Note how many lines contain "this" and give that number, with nothing else.

#### [Supplied data]
-=-=-

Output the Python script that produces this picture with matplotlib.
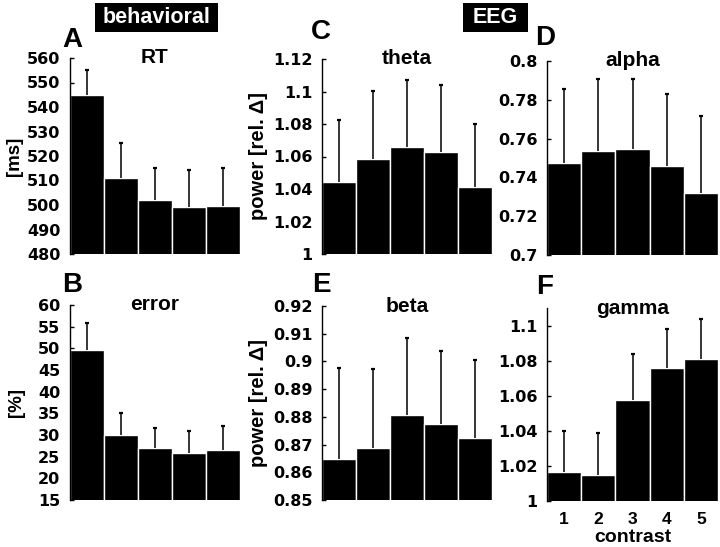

-=-=-

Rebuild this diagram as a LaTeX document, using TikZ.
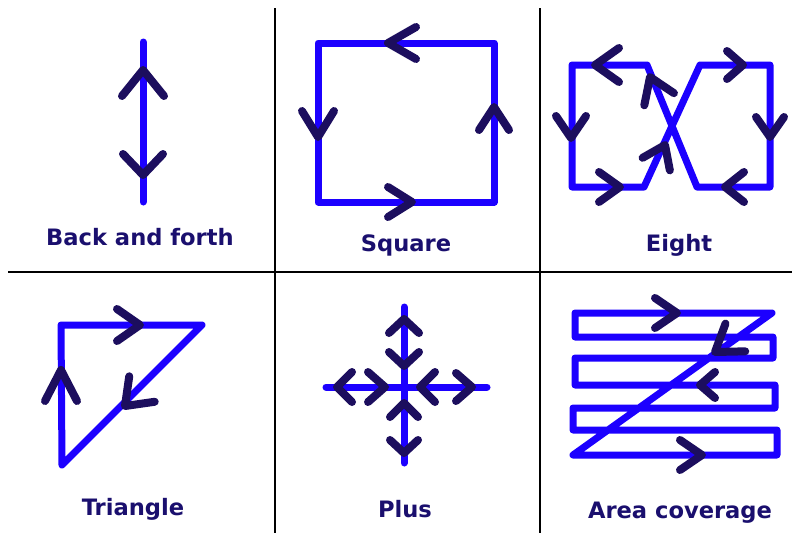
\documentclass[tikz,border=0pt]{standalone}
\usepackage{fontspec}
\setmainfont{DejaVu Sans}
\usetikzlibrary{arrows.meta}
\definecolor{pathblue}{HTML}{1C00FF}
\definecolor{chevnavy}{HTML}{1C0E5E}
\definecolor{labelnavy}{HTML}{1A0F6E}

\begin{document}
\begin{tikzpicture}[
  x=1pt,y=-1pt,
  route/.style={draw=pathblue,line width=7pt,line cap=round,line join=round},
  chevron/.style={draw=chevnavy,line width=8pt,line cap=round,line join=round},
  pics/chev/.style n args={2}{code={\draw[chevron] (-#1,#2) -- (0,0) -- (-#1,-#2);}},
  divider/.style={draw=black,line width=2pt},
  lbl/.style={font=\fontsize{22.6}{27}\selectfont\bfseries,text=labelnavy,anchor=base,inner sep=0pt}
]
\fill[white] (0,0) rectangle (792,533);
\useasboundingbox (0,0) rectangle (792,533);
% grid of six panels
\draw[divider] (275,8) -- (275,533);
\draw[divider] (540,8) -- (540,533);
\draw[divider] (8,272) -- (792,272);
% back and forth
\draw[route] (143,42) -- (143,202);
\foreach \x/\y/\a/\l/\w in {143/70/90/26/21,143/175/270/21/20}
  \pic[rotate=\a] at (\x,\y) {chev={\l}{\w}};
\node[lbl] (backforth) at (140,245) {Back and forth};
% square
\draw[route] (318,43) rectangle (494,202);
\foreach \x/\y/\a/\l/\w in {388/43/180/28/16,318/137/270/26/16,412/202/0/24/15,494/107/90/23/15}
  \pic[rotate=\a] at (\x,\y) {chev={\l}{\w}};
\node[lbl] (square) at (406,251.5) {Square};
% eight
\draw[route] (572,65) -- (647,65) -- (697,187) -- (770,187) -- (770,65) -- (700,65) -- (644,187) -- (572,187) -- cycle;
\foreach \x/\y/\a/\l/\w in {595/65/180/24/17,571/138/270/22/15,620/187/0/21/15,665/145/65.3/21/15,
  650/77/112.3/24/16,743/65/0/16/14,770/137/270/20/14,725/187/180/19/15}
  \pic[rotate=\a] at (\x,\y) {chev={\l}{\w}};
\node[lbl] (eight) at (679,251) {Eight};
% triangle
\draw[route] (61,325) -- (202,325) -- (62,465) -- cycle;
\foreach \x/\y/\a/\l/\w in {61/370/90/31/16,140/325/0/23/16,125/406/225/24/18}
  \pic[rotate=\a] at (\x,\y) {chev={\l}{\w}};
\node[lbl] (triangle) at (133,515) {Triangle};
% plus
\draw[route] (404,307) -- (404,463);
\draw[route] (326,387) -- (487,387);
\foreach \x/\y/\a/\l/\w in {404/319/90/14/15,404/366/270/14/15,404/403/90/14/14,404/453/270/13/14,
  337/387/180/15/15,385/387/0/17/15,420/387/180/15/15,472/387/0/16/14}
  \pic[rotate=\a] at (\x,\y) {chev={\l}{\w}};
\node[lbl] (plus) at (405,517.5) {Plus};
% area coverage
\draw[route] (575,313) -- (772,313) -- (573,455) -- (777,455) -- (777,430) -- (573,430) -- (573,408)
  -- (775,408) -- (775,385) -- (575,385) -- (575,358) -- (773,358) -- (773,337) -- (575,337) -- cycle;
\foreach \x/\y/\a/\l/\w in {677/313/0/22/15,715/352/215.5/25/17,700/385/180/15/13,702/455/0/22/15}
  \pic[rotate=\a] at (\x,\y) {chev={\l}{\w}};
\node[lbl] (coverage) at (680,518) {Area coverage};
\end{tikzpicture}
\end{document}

-=-=-

#### [Full output]
2